Uber and Walgreens have partnered to offer rides to vaccination sites

Davis says it is time to move beyond the surface-level explanations we repeatedly hear.

“Oh, well, Black people have more diabetes, you know, but that’s not an explanation for why more (Black) people are getting Covid … it turns out in research it is also not a good explanation for why there are more deaths,” she said.

“Why are frontline health care workers disproportionately Black, like all those essential workers that we’re talking about? I think if you keep digging deeper and say, ‘Well, why is that?’ what you get to is racism.”

It’s a problem President Joe Biden says he is trying to fix.

“The fact is, if you’re 70 years old, you don’t have a vehicle and you live in a tough neighborhood, meaning it’s a high concentration of Covid, you’re not likely to be able to walk five miles to get a vaccine,” he said during a February CNN town hall.

Biden’s Covid-19 relief package includes funding for mobile vaccinations, which have begun in states like Texas, California and Massachusetts.

Walgreens and Uber announced a partnership last month to help drive equitable access to Covid-19 vaccines in underserved communities. In a statement the companies say they will “combine their expertise to address common barriers to health equity including education, access and technology.”

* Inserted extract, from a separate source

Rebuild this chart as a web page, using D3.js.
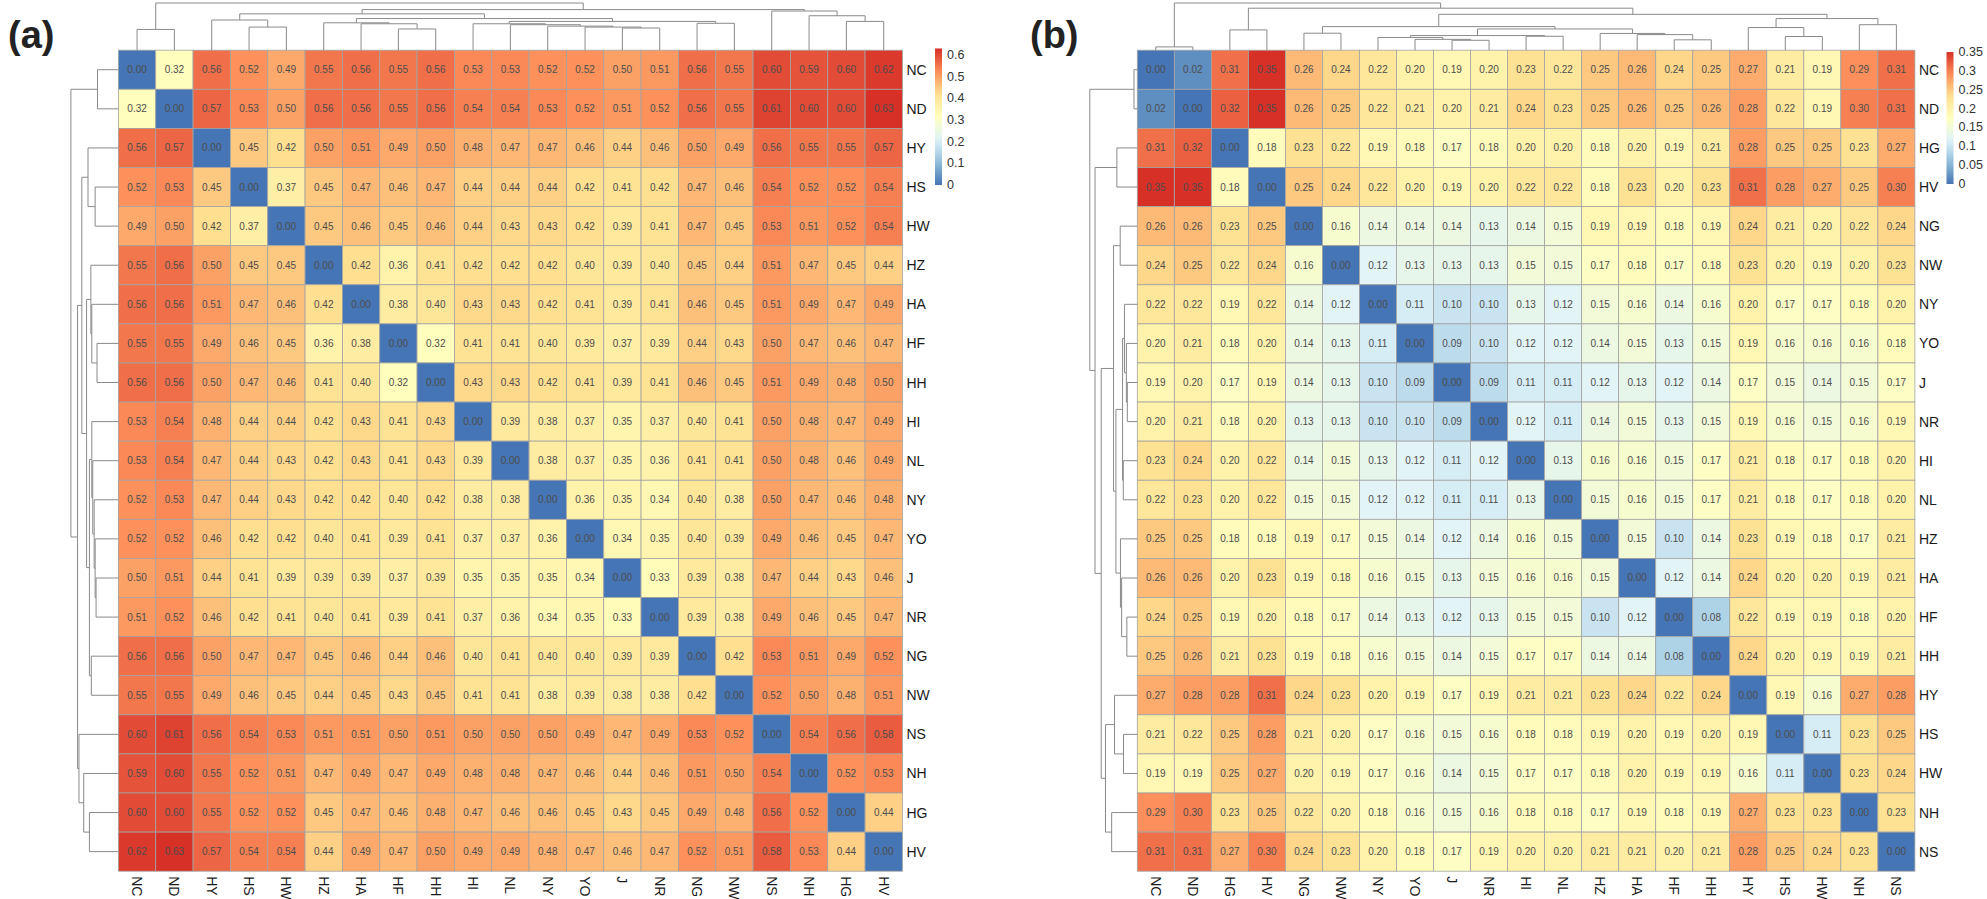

As vaccines become available for mass distribution, Walgreens and Uber say they will “roll out several initiatives over the coming months,” including free transportation to Walgreens stores and offsite vaccine clinics; access to pre-schedule rides on Uber when a vaccine appointment is made; and a new educational program with the National Urban League to address vaccine hesitancy.

Patient’s daughter: ‘This is a blessing’

In Chicago, about five miles from the Blumenberg home, a Rush vaccination team also showed up Maltilde Flores’ home. She, too, lives in a pharmacy desert, far from sites offering vaccines.

The 92-year-old’s daughter, Carmen Flores-Rance, said getting her mom out of the house would require moving mountains.

“This is a blessing to have somebody come to the house, especially when you have somebody who is Latina, a 92-year-old beautiful mother who has dementia and can’t do anything for herself,” she said.

“Not a lot of seniors have this kind of service. I am very blessed to have you guys here.”

And as doctors have learned in Chicago, matching vaccines with eligible patients can be a balancing act.

On the day CNN met the Blumenberg family, another patient was unable to get their scheduled vaccine due to a scheduling conflict. Immediately, the vaccination team had to find someone else who was eligible to receive the extra dose.

“We never want to waste any vaccines,” Davis said. “It is such an important thing for people to receive, so when we’re out in the field we have to be very careful to bring the exact number of vaccines that we need.”

Meanwhile, the Blumenbergs say the Rush vaccination program may have saved them — not only from Covid, but from an unequal system that overlooks patients like them.

“Nobody is above anybody,” Jackie Blumenberg said. “We all bleed the same.”